Radioactive waste still stuck at San Onofre and other reactors across the nation

A U.S. Department of Energy fund to pay for the eventual disposal of nuclear waste has been earning $1.5 billion in interest each year — totaling a whopping $43.4 billion in 2018 — even as millions of pounds of radioactive waste pile up all over America in want of a permanent home.

The DOE piggy bank, dubbed the Nuclear Waste Fund, is invested in securities and earmarked for permanent disposal of spent fuel generated by commercial reactors such as San Onofre and Diablo Canyon. The fund’s most recent audit shows its value actually is down from 2016’s $46 billion.

That much money can buy a lot of things — except, apparently, permanent disposal of the nation’s nuclear waste.

[…]

Nuclear future

The Nuclear Waste Fund was created in the last century, when nuclear power was viewed as the nation’s future. To encourage its development, the federal government passed the Nuclear Waste Policy Act of 1982, promising to accept and dispose of commercial nuclear fuel and high-level waste by Jan. 31, 1998.

In return, the utilities that owned the nuke plants would make quarterly payments into the disposal fund.

The utilities held up their end of the bargain — pumping about $750 million a year into the fund — but the DOE did not.

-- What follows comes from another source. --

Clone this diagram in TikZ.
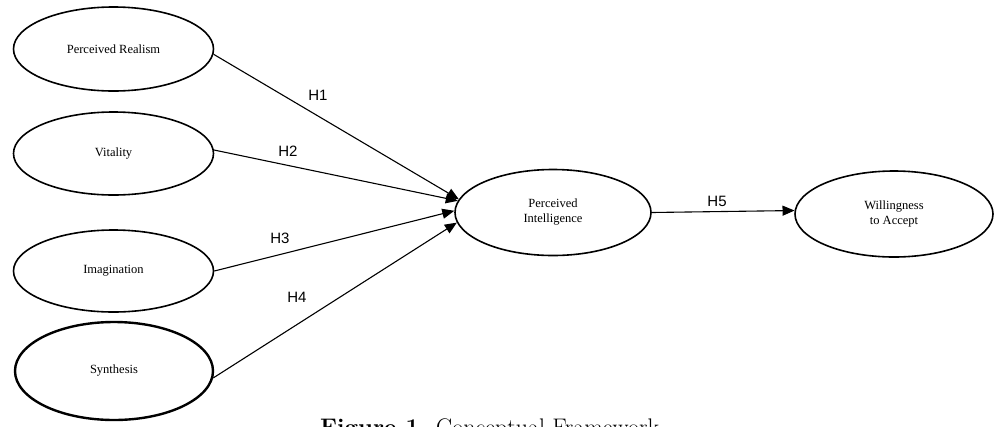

And nearly 40 years on, it has not accepted an ounce of commercial nuclear waste for permanent disposal.

[…]

But fierce opponents in New Mexico vow to keep the nation’s nuclear waste out of their backyards.

Meanwhile, the Nuclear Regulatory Commission issued the final volumes of its Yucca Mountain Safety Evaluation Report and concluded that a deep geologic repository there would comply with safety and environmental standards once it’s permanently sealed.

But “scientific confidence about the concept of deep geologic disposal has turned out to be difficult to apply to specific sites,” the Congressional Research Service said. “Every high-level waste site that has been proposed by DOE and its predecessor agencies has faced allegations or discovery of unacceptable flaws, such as water intrusion or earthquake vulnerability, that could release unacceptable levels of radioactivity into the environment.

“Much of the problem results from the inherent uncertainty involved in predicting waste site performance for the 1 million years that nuclear waste is to be isolated under current regulations.”